= Records supplied =
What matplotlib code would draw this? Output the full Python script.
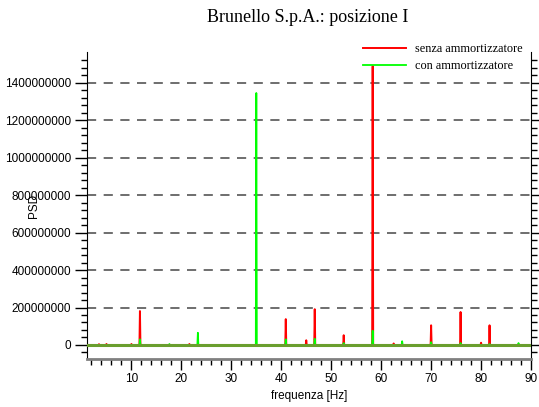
import numpy as np
import matplotlib.pyplot as plt

# picchi (Hz, PSD)
freq_senza = [3.5, 5.0, 10.0, 11.7, 21.6, 40.9, 45.0, 46.7, 52.5, 58.3, 62.5, 70.0, 75.9, 80.0, 81.7]
psd_senza = [4e6, 5e6, 5e6, 181e6, 5e6, 138e6, 25e6, 191e6, 52e6, 1489e6, 8e6, 105e6, 176e6, 12e6, 105e6]

freq_con = [11.7, 17.6, 23.3, 35.0, 40.9, 46.7, 52.5, 58.3, 64.2, 70.0, 75.9, 81.7, 87.5]
psd_con = [30e6, 5e6, 65e6, 1346e6, 30e6, 33e6, 10e6, 76e6, 20e6, 15e6, 10e6, 5e6, 10e6]

y_ticks = [0, 200000000, 400000000, 600000000, 800000000, 1000000000, 1200000000, 1400000000]
x_ticks = [10, 20, 30, 40, 50, 60, 70, 80, 90]

# spettro su griglia di 0.1 Hz
f = np.round(np.arange(1.0, 90.01, 0.1), 1)

def spettro(fp, vp):
    s = np.zeros_like(f)
    for a, b in zip(fp, vp):
        s[np.argmin(np.abs(f - a))] = b
    return s

fig = plt.figure(figsize=(5.39, 4.07), dpi=100)
ax = fig.add_axes([86.5/539, 48/407, (531-86.5)/539, (359-52)/407])

ax.plot(f, spettro(freq_senza, psd_senza), color='#ff0000', lw=1.4, label='senza ammortizzatore', zorder=3)
ax.plot(f, spettro(freq_con, psd_con), color='#00ff00', lw=1.3, label='con ammortizzatore', zorder=4)
# linea di base un po' piu' scura, come nell'originale
ax.plot(f, spettro([], []), color='#6a9e2e', lw=2.2, zorder=4.5)

ax.set_xlim(1, 90)
ax.set_ylim(-75e6, 1565e6)
ax.set_xticks(x_ticks)
ax.set_xticks(np.arange(2, 90, 2), minor=True)
ax.set_yticks(y_ticks)
ax.set_yticks(np.arange(-40e6, 1560e6, 40e6), minor=True)
ax.set_yticklabels([str(v) for v in y_ticks])
ax.grid(axis='y', which='major', ls=(0, (5.5, 4.5)), color='#555555', lw=1.2, zorder=1)

for lab in ax.get_xticklabels() + ax.get_yticklabels():
    lab.set_family('Liberation Sans')
    lab.set_fontsize(8.5)

ax.tick_params(axis='x', which='major', direction='out', length=8, width=1, pad=2)
ax.tick_params(axis='x', which='minor', direction='out', length=4, width=1)
ax.tick_params(axis='y', which='major', direction='out', length=9, width=1, pad=2, right=True)
ax.tick_params(axis='y', which='minor', direction='out', length=4, width=1, right=True)

ax.spines['top'].set_visible(False)
ax.spines['bottom'].set_color('#808080')
ax.spines['bottom'].set_linewidth(2)

ax.set_xlabel('frequenza [Hz]', family='Liberation Sans', fontsize=8.5)
ax.set_ylabel('PSD', family='Liberation Sans', fontsize=8.5)
ax.yaxis.set_label_coords(-0.105, 0.5)

fig.text(308/539, 1 - 18/407, 'Brunello S.p.A.: posizione I', family='Liberation Serif',
         fontsize=13, ha='center', va='center')

fig.legend(loc='upper left', bbox_to_anchor=(358/539, 1 - 38/407), frameon=False,
           prop={'family': 'Liberation Serif', 'size': 8.8}, handlelength=3.5,
           handletextpad=0.8, labelspacing=0.45, borderaxespad=0)

fig.savefig('out.png', dpi=100)
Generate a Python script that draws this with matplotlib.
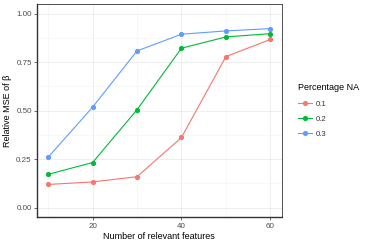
import numpy as np
import matplotlib
matplotlib.use('Agg')
import matplotlib.pyplot as plt

plt.rcParams['font.family'] = ['Liberation Sans', 'DejaVu Sans']

features = [10, 20, 30, 40, 50, 60]
na_levels = ['0.1', '0.2', '0.3']
mse_01 = [0.120, 0.133, 0.160, 0.362, 0.779, 0.867]
mse_02 = [0.172, 0.233, 0.505, 0.822, 0.880, 0.897]
mse_03 = [0.260, 0.518, 0.808, 0.894, 0.911, 0.923]
colors = ['#F8766D', '#00BA38', '#619CFF']

fig = plt.figure(figsize=(3.68, 2.46), dpi=100)
ax = fig.add_axes([0.1005, 0.116, 0.6645, 0.868])

for lab, vals, c in zip(na_levels, [mse_01, mse_02, mse_03], colors):
    ax.plot(features, vals, color=c, lw=0.8, marker='o', ms=2.7, label=lab)

ax.set_xlim(7.5, 62.5)
ax.set_ylim(-0.05, 1.05)
ax.set_xticks([20, 40, 60])
ax.set_xticks([10, 30, 50], minor=True)
ax.set_yticks([0, 0.25, 0.5, 0.75, 1.0])
ax.set_yticks([0.125, 0.375, 0.625, 0.875], minor=True)
ax.set_yticklabels(['0.00', '0.25', '0.50', '0.75', '1.00'])
ax.grid(which='major', color='#EBEBEB', lw=0.6)
ax.grid(which='minor', color='#F4F4F4', lw=0.4)
ax.set_axisbelow(True)
ax.tick_params(which='minor', length=0)
ax.tick_params(which='major', length=2.2, width=0.5, color='#333333',
               labelsize=5.8, labelcolor='#4D4D4D', pad=1.5)
for s in ax.spines.values():
    s.set_color('#333333')
    s.set_linewidth(0.6)
ax.spines['left'].set_linewidth(1.0)
ax.spines['bottom'].set_linewidth(1.0)

ax.set_xlabel('Number of relevant features', fontsize=6.5, labelpad=2)
ax.set_ylabel('Relative MSE of β', fontsize=6.5, labelpad=3)

leg = ax.legend(title='Percentage NA', loc='center left', bbox_to_anchor=(1.04, 0.5),
                frameon=False, fontsize=5.6, title_fontsize=6.5,
                handlelength=1.7, handletextpad=0.6, labelspacing=1.0)
leg._legend_box.align = 'left'
for t in leg.get_texts():
    t.set_color('#333333')

fig.savefig('out.png', dpi=100)
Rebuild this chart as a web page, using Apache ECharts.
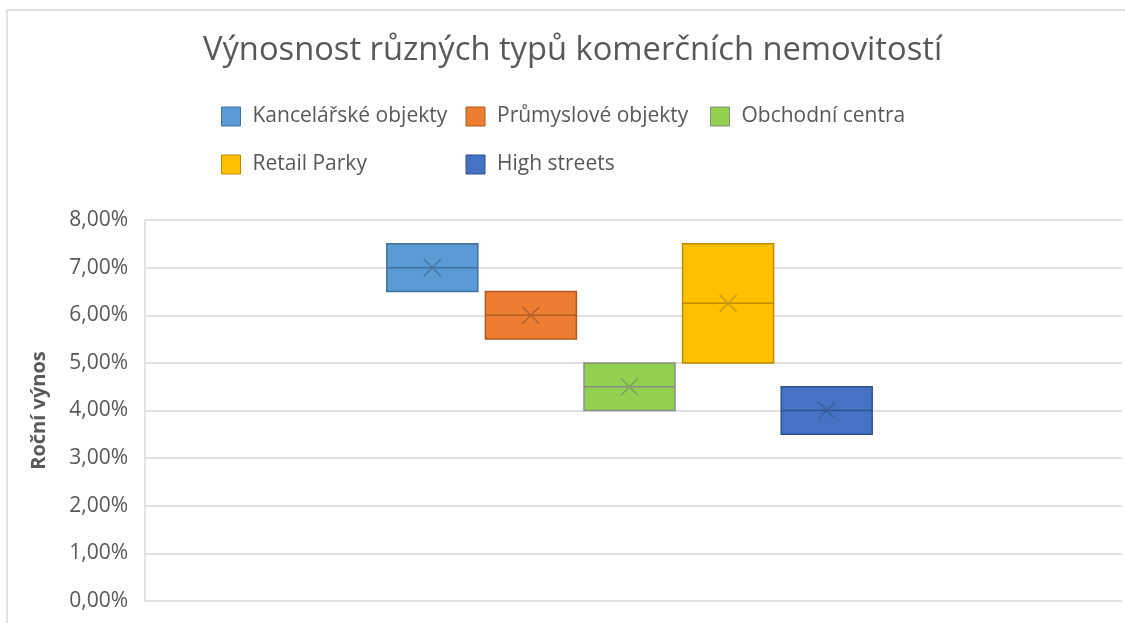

= Set problem =
Your copy of the data above should match it exactly, except that pictures are left out.

= Reply =
What matplotlib code would draw this? Output the full Python script.
import numpy as np
import matplotlib.pyplot as plt

# picchi (Hz, PSD)
freq_senza = [3.5, 5.0, 10.0, 11.7, 21.6, 40.9, 45.0, 46.7, 52.5, 58.3, 62.5, 70.0, 75.9, 80.0, 81.7]
psd_senza = [4e6, 5e6, 5e6, 181e6, 5e6, 138e6, 25e6, 191e6, 52e6, 1489e6, 8e6, 105e6, 176e6, 12e6, 105e6]

freq_con = [11.7, 17.6, 23.3, 35.0, 40.9, 46.7, 52.5, 58.3, 64.2, 70.0, 75.9, 81.7, 87.5]
psd_con = [30e6, 5e6, 65e6, 1346e6, 30e6, 33e6, 10e6, 76e6, 20e6, 15e6, 10e6, 5e6, 10e6]

y_ticks = [0, 200000000, 400000000, 600000000, 800000000, 1000000000, 1200000000, 1400000000]
x_ticks = [10, 20, 30, 40, 50, 60, 70, 80, 90]

# spettro su griglia di 0.1 Hz
f = np.round(np.arange(1.0, 90.01, 0.1), 1)

def spettro(fp, vp):
    s = np.zeros_like(f)
    for a, b in zip(fp, vp):
        s[np.argmin(np.abs(f - a))] = b
    return s

fig = plt.figure(figsize=(5.39, 4.07), dpi=100)
ax = fig.add_axes([86.5/539, 48/407, (531-86.5)/539, (359-52)/407])

ax.plot(f, spettro(freq_senza, psd_senza), color='#ff0000', lw=1.4, label='senza ammortizzatore', zorder=3)
ax.plot(f, spettro(freq_con, psd_con), color='#00ff00', lw=1.3, label='con ammortizzatore', zorder=4)
# linea di base un po' piu' scura, come nell'originale
ax.plot(f, spettro([], []), color='#6a9e2e', lw=2.2, zorder=4.5)

ax.set_xlim(1, 90)
ax.set_ylim(-75e6, 1565e6)
ax.set_xticks(x_ticks)
ax.set_xticks(np.arange(2, 90, 2), minor=True)
ax.set_yticks(y_ticks)
ax.set_yticks(np.arange(-40e6, 1560e6, 40e6), minor=True)
ax.set_yticklabels([str(v) for v in y_ticks])
ax.grid(axis='y', which='major', ls=(0, (5.5, 4.5)), color='#555555', lw=1.2, zorder=1)

for lab in ax.get_xticklabels() + ax.get_yticklabels():
    lab.set_family('Liberation Sans')
    lab.set_fontsize(8.5)

ax.tick_params(axis='x', which='major', direction='out', length=8, width=1, pad=2)
ax.tick_params(axis='x', which='minor', direction='out', length=4, width=1)
ax.tick_params(axis='y', which='major', direction='out', length=9, width=1, pad=2, right=True)
ax.tick_params(axis='y', which='minor', direction='out', length=4, width=1, right=True)

ax.spines['top'].set_visible(False)
ax.spines['bottom'].set_color('#808080')
ax.spines['bottom'].set_linewidth(2)

ax.set_xlabel('frequenza [Hz]', family='Liberation Sans', fontsize=8.5)
ax.set_ylabel('PSD', family='Liberation Sans', fontsize=8.5)
ax.yaxis.set_label_coords(-0.105, 0.5)

fig.text(308/539, 1 - 18/407, 'Brunello S.p.A.: posizione I', family='Liberation Serif',
         fontsize=13, ha='center', va='center')

fig.legend(loc='upper left', bbox_to_anchor=(358/539, 1 - 38/407), frameon=False,
           prop={'family': 'Liberation Serif', 'size': 8.8}, handlelength=3.5,
           handletextpad=0.8, labelspacing=0.45, borderaxespad=0)

fig.savefig('out.png', dpi=100)
Generate a Python script that draws this with matplotlib.
import numpy as np
import matplotlib
matplotlib.use('Agg')
import matplotlib.pyplot as plt

plt.rcParams['font.family'] = ['Liberation Sans', 'DejaVu Sans']

features = [10, 20, 30, 40, 50, 60]
na_levels = ['0.1', '0.2', '0.3']
mse_01 = [0.120, 0.133, 0.160, 0.362, 0.779, 0.867]
mse_02 = [0.172, 0.233, 0.505, 0.822, 0.880, 0.897]
mse_03 = [0.260, 0.518, 0.808, 0.894, 0.911, 0.923]
colors = ['#F8766D', '#00BA38', '#619CFF']

fig = plt.figure(figsize=(3.68, 2.46), dpi=100)
ax = fig.add_axes([0.1005, 0.116, 0.6645, 0.868])

for lab, vals, c in zip(na_levels, [mse_01, mse_02, mse_03], colors):
    ax.plot(features, vals, color=c, lw=0.8, marker='o', ms=2.7, label=lab)

ax.set_xlim(7.5, 62.5)
ax.set_ylim(-0.05, 1.05)
ax.set_xticks([20, 40, 60])
ax.set_xticks([10, 30, 50], minor=True)
ax.set_yticks([0, 0.25, 0.5, 0.75, 1.0])
ax.set_yticks([0.125, 0.375, 0.625, 0.875], minor=True)
ax.set_yticklabels(['0.00', '0.25', '0.50', '0.75', '1.00'])
ax.grid(which='major', color='#EBEBEB', lw=0.6)
ax.grid(which='minor', color='#F4F4F4', lw=0.4)
ax.set_axisbelow(True)
ax.tick_params(which='minor', length=0)
ax.tick_params(which='major', length=2.2, width=0.5, color='#333333',
               labelsize=5.8, labelcolor='#4D4D4D', pad=1.5)
for s in ax.spines.values():
    s.set_color('#333333')
    s.set_linewidth(0.6)
ax.spines['left'].set_linewidth(1.0)
ax.spines['bottom'].set_linewidth(1.0)

ax.set_xlabel('Number of relevant features', fontsize=6.5, labelpad=2)
ax.set_ylabel('Relative MSE of β', fontsize=6.5, labelpad=3)

leg = ax.legend(title='Percentage NA', loc='center left', bbox_to_anchor=(1.04, 0.5),
                frameon=False, fontsize=5.6, title_fontsize=6.5,
                handlelength=1.7, handletextpad=0.6, labelspacing=1.0)
leg._legend_box.align = 'left'
for t in leg.get_texts():
    t.set_color('#333333')

fig.savefig('out.png', dpi=100)
Rebuild this chart as a web page, using Apache ECharts.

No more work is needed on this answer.